This morning on NPR, I learned of a documentary about a pioneer in the transgender movement. When the interviewer asked about her life, the documentarist calmly replied that for a time she worked in “the sex industry” in Times Square. She then took a twelve-year-old, lesbian runaway “under her wing.”

Leaving aside what rights transgender people should have, think about these descriptions. “Sex industry” makes normal prostitution and all its degradation–the scaring of intimacy, the reduction of intercourse to commerce, the diseases that plague the promiscuous, and the chains the pimps put on the prostitutes, the abortions the pimps demand. “Sex industry” indeed–remove the stigma, the sin, the pain; it makes normal the abnormal and wrong.

What does it mean to take a twelve-year-old girl “under her wing.” I’d rather not think of it. Perhaps this woman helped this girl in some ways, but not in the best ways.

This world of woe is abnormal because of the fall. We are all damaged goods, but goods we are. Prostitution and gender dysfunction are the sad effects of the fall, not things to celebrate. Without the norm of heterosexual monogamy, there would be no Western Civilization. But now, the pillars shake, threatening an old foundation (See Psalm 11). Gender is divorced from biology and the abnormal becomes normal and even preferable to many. The healing balm of Jesus Christ is denied since the bleeding wound is ignored.

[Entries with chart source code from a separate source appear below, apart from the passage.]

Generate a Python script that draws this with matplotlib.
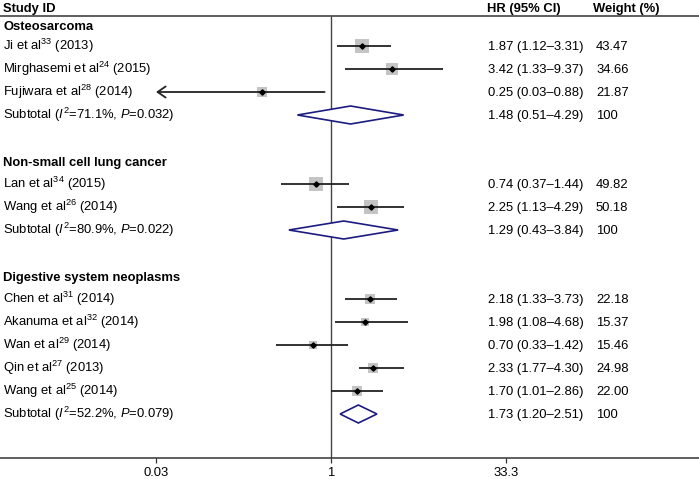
import numpy as np
import matplotlib
matplotlib.use('Agg')
import matplotlib.pyplot as plt

plt.rcParams['font.family'] = 'Liberation Sans'
plt.rcParams['mathtext.fontset'] = 'custom'
plt.rcParams['mathtext.rm'] = 'Liberation Sans'
plt.rcParams['mathtext.it'] = 'Liberation Sans:italic'
plt.rcParams['mathtext.bf'] = 'Liberation Sans:bold'

# data
groups = ['Osteosarcoma', 'Non-small cell lung cancer', 'Digestive system neoplasms']
group_sizes = [3, 2, 5]
studies = ['Ji et al$^{33}$ (2013)', 'Mirghasemi et al$^{24}$ (2015)', 'Fujiwara et al$^{28}$ (2014)',
           'Lan et al$^{34}$ (2015)', 'Wang et al$^{26}$ (2014)',
           'Chen et al$^{31}$ (2014)', 'Akanuma et al$^{32}$ (2014)', 'Wan et al$^{29}$ (2014)',
           'Qin et al$^{27}$ (2013)', 'Wang et al$^{25}$ (2014)']
hr = [1.87, 3.42, 0.25, 0.74, 2.25, 2.18, 1.98, 0.70, 2.33, 1.70]
ci_lo = [1.12, 1.33, 0.03, 0.37, 1.13, 1.33, 1.08, 0.33, 1.77, 1.01]
ci_hi = [3.31, 9.37, 0.88, 1.44, 4.29, 3.73, 4.68, 1.42, 4.30, 2.86]
weights = [43.47, 34.66, 21.87, 49.82, 50.18, 22.18, 15.37, 15.46, 24.98, 22.00]
sub_labels = ['Subtotal ($I^2$=71.1%, $P$=0.032)',
              'Subtotal ($I^2$=80.9%, $P$=0.022)',
              'Subtotal ($I^2$=52.2%, $P$=0.079)']
sub_hr = [1.48, 1.29, 1.73]
sub_lo = [0.51, 0.43, 1.20]
sub_hi = [4.29, 3.84, 2.51]
ticks = [0.03, 1, 33.3]
tick_labels = ['0.03', '1', '33.3']

FS = 9.4
ROW = 23.0          # row spacing in pixel units
X_ONE = 331.0       # pixel position of HR = 1
PX_DEC = 114.9      # pixels per decade
X_HR = 488 / 699
X_W = 596 / 699
X_ID = 3 / 699
LINE = '#222222'
NAVY = '#1c1c80'

fig = plt.figure(figsize=(6.99, 4.79), dpi=100)
ax = fig.add_axes([0, 21 / 479, 1, 458 / 479])
ax.set_xscale('log')
ax.set_xlim(10 ** (-X_ONE / PX_DEC), 10 ** ((699 - X_ONE) / PX_DEC))
ax.set_ylim(458, 0)
trans = ax.get_yaxis_transform()  # x in axes fraction, y in data


def put(x, y, s, bold=False):
    ax.text(x, y + 4.4, s, transform=trans, fontsize=FS, va='baseline', ha='left',
            fontweight='bold' if bold else 'normal', color='black')


# header
put(X_ID, 7.5, 'Study ID', bold=True)
put(X_HR - 1 / 699, 7.5, 'HR (95% CI)', bold=True)
put(X_W - 3 / 699, 7.5, 'Weight (%)', bold=True)
ax.axhline(16, color='#333333', lw=1.1)
ax.vlines(1, 16, 458, color='#444444', lw=1.0, zorder=1)

row = 1
k = 0
for g, name in enumerate(groups):
    # first heading sits a little lower under the header rule
    put(X_ID, row * ROW + (3 if g == 0 else 1), name, bold=True)
    row += 1
    for _ in range(group_sizes[g]):
        y = row * ROW
        put(X_ID, y, studies[k])
        put(X_HR, y, f'{hr[k]:.2f} ({ci_lo[k]:.2f}\u2013{ci_hi[k]:.2f})')
        put(X_W, y, f'{weights[k]:.2f}')
        ax.scatter([hr[k]], [y], s=2.1 * weights[k], marker='s', color='#c4c4c4',
                   linewidths=0, zorder=2)
        if k == 2:
            ax.annotate('', xy=(ci_lo[k], y), xytext=(ci_hi[k], y),
                        arrowprops=dict(arrowstyle='->,head_length=0.58,head_width=0.4',
                                        lw=1.3, color=LINE, shrinkA=0, shrinkB=0,
                                        mutation_scale=10), zorder=3)
        else:
            ax.plot([ci_lo[k], ci_hi[k]], [y, y], color=LINE, lw=1.3, zorder=3,
                    solid_capstyle='butt')
        ax.plot([hr[k]], [y], marker='D', ms=2.7, color='black', zorder=4)
        row += 1
        k += 1
    y = row * ROW
    put(X_ID, y, sub_labels[g])
    put(X_HR, y, f'{sub_hr[g]:.2f} ({sub_lo[g]:.2f}\u2013{sub_hi[g]:.2f})')
    put(X_W, y, '100')
    ax.fill([sub_lo[g], sub_hr[g], sub_hi[g], sub_hr[g]], [y, y - 9, y, y + 9],
            facecolor='white', edgecolor=NAVY, lw=1.2, zorder=3)
    row += 2

for side in ['top', 'left', 'right']:
    ax.spines[side].set_visible(False)
ax.spines['bottom'].set_color('#333333')
ax.spines['bottom'].set_linewidth(1.1)
ax.set_yticks([])
ax.set_xticks(ticks)
ax.set_xticklabels(tick_labels)
ax.minorticks_off()
ax.tick_params(axis='x', direction='out', length=3.6, width=0.9, color='#333333',
               labelsize=FS, pad=3)

fig.savefig('out.png', dpi=100)
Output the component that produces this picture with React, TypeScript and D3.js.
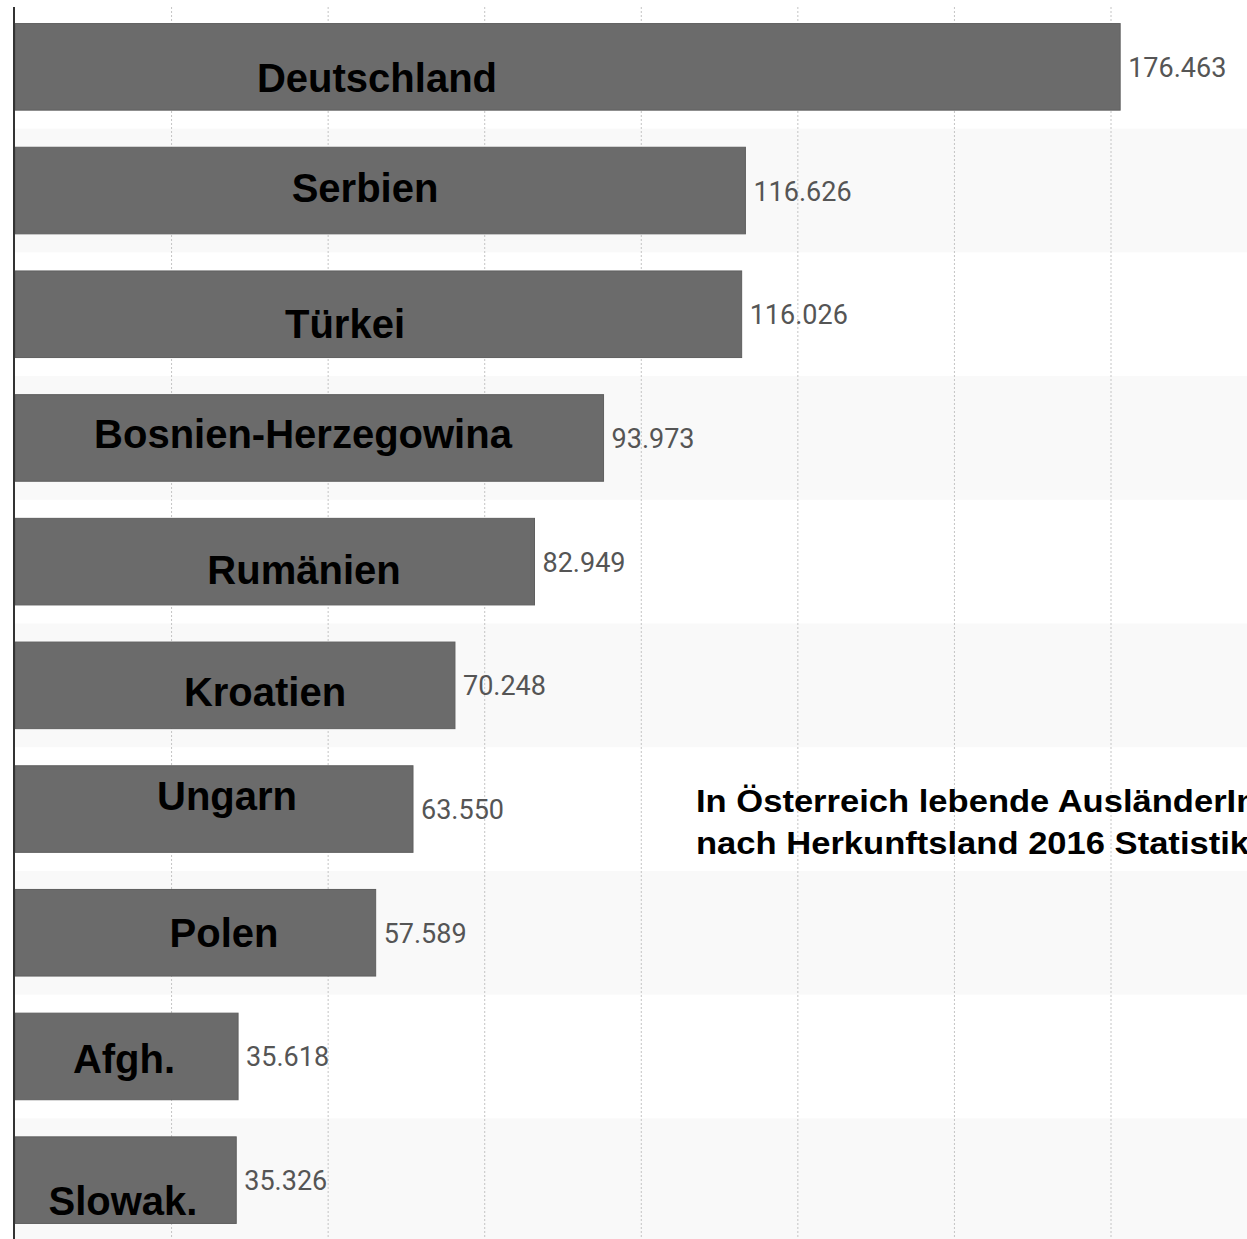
import React from "react";
import * as d3 from "d3";

const countries: string[] = [
  "Deutschland",
  "Serbien",
  "Türkei",
  "Bosnien-Herzegowina",
  "Rumänien",
  "Kroatien",
  "Ungarn",
  "Polen",
  "Afgh.",
  "Slowak.",
];
const residents: number[] = [
  176463, 116626, 116026, 93973, 82949, 70248, 63550, 57589, 35618, 35326,
];
const titleLines: string[] = [
  "In Österreich lebende AusländerInnen",
  "nach Herkunftsland 2016 Statistik Austria",
];

// hand placed country names: [center x, offset from bar middle]
const labelPlacement: [number, number][] = [
  [377, 25],
  [365, 11],
  [345, 24],
  [303, 10],
  [304, 22],
  [265, 21],
  [227, 1],
  [224, 14],
  [124, 17],
  [123, 35],
];

const chart_width = 1247;
const chart_height = 1239;
const axisX = 15;

const de = d3.formatLocale({
  decimal: ",",
  thousands: ".",
  grouping: [3],
  currency: ["", " €"],
});
const fmt = de.format(",");

const App: React.FC = () => {
  const x = d3.scaleLinear().domain([0, 175000]).range([axisX, 1111]);
  const y = d3
    .scaleBand<string>()
    .domain(countries)
    .range([5, 1242])
    .paddingInner(0.3)
    .paddingOuter(0.15);
  const step = y.step();
  const gridTicks = d3.range(25000, 175001, 25000);

  return (
    <svg
      width={chart_width}
      height={chart_height}
      style={{ position: "absolute", left: 0, top: 0, background: "#fff" }}
    >
      {/* alternating row bands */}
      {countries.map((c, i) =>
        i % 2 === 1 ? (
          <rect
            key={"band" + c}
            x={axisX}
            y={(y(c) as number) - step * 0.15}
            width={chart_width - axisX}
            height={step}
            fill="#f9f9f9"
          />
        ) : null
      )}

      {gridTicks.map((t) => (
        <line
          key={"g" + t}
          x1={x(t)}
          x2={x(t)}
          y1={7}
          y2={chart_height}
          stroke="#c4c4c4"
          strokeWidth={1}
          strokeDasharray="2,2"
        />
      ))}

      {countries.map((c, i) => (
        <rect
          key={"bar" + c}
          x={x(0)}
          y={y(c)}
          width={x(residents[i]) - x(0)}
          height={y.bandwidth()}
          fill="#6b6b6b"
          stroke="#5f5f5f"
          strokeWidth={1}
        />
      ))}

      {countries.map((c, i) => (
        <text
          key={"v" + c}
          x={x(residents[i]) + 8}
          y={(y(c) as number) + y.bandwidth() / 2 + 10}
          fontFamily="Roboto, 'Liberation Sans', sans-serif"
          fontSize={27}
          fill="#555"
        >
          {fmt(residents[i])}
        </text>
      ))}

      {countries.map((c, i) => (
        <text
          key={"n" + c}
          x={labelPlacement[i][0]}
          y={(y(c) as number) + y.bandwidth() / 2 + labelPlacement[i][1]}
          textAnchor="middle"
          fontFamily="'Liberation Sans', Arial, sans-serif"
          fontWeight="bold"
          fontSize={40}
          fill="#000"
        >
          {c}
        </text>
      ))}

      <line
        x1={axisX - 1}
        x2={axisX - 1}
        y1={7}
        y2={chart_height}
        stroke="#333"
        strokeWidth={2}
      />

      {/* title runs off the right edge, as in the source screenshot */}
      {titleLines.map((t, i) => (
        <text
          key={"t" + i}
          transform={`translate(696,${812 + i * 42}) scale(1.08,1)`}
          fontFamily="'Liberation Sans', Arial, sans-serif"
          fontWeight="bold"
          fontSize={32}
          fill="#000"
        >
          {t}
        </text>
      ))}
    </svg>
  );
};

export default App;
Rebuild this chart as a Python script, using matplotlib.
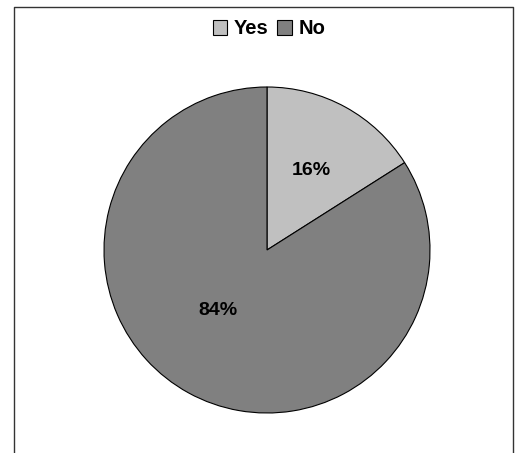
import matplotlib.pyplot as plt
from matplotlib.lines import Line2D

labels = ['Yes', 'No']
values = [16, 84]
colors = ['#c0c0c0', '#808080']

W, H = 517, 453
fig = plt.figure(figsize=(W / 100, H / 100), dpi=100)
plt.rcParams['font.family'] = ['Liberation Sans', 'DejaVu Sans']

# chart area border (left, top, right)
bx0, bx1, by0 = 13.5 / W, 512.5 / W, 1 - 6.5 / H
fig.add_artist(Line2D([bx0, bx0, bx1, bx1], [0, by0, by0, 0], color='#333333', lw=1))

cx, cy, r = 267, 250, 163
ax = fig.add_axes([(cx - r) / W, (H - cy - r) / H, 2 * r / W, 2 * r / H])
wedges, texts, autotexts = ax.pie(values, colors=colors, startangle=90, counterclock=False,
                                  radius=1, autopct='%d%%', pctdistance=0.56,
                                  wedgeprops=dict(edgecolor='black', linewidth=0.8),
                                  textprops=dict(fontsize=14, fontweight='bold', color='black'))
autotexts[1].set_position((-0.30, -0.374))
ax.set_xlim(-1, 1)
ax.set_ylim(-1, 1)
ax.set_aspect('equal')
ax.axis('off')

fig.legend(wedges, labels, loc='center', bbox_to_anchor=(269 / W, 1 - 29 / H), ncol=2,
           frameon=False, handlelength=0.7, handleheight=0.7, handletextpad=0.35,
           columnspacing=0.45, prop=dict(size=14.5, weight='bold'))

fig.savefig('out.png', dpi=100)
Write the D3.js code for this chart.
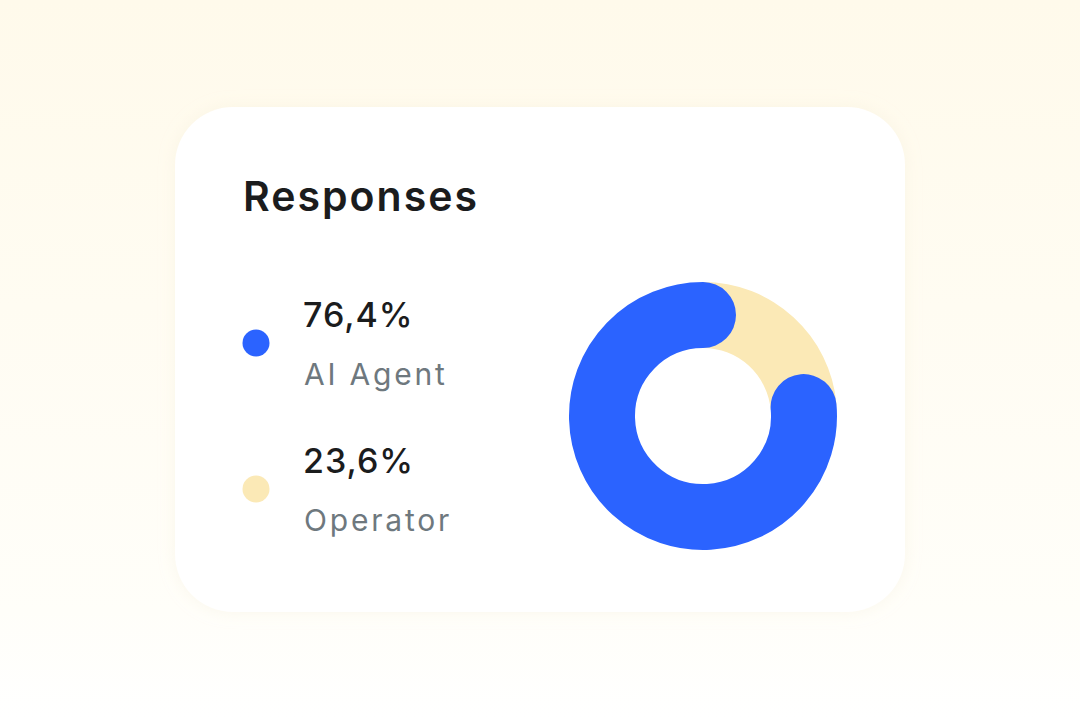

Transgender people have rights because they are human beings, created in God’s own image. We should love them and anyone who cannot seem to find a home in their biology. As Francis Schaeffer wrote in The God Who is There, “We should have compassion for the homophile,” using a word no longer in the cultural currency. Love, as the Apostle Paul wrote, “rejoices in the truth” (I Corinthians 13). We should speak “the truth in love” (Ephesians 4:15) in the power of the Holy Spirit. We should not speak lies in love, thinking the abnormal to be normal and good. We should not speak the truth in hate, thinking that our correctness justifies bitterness. We should weep, but not let the tear corrode our Christian conscience.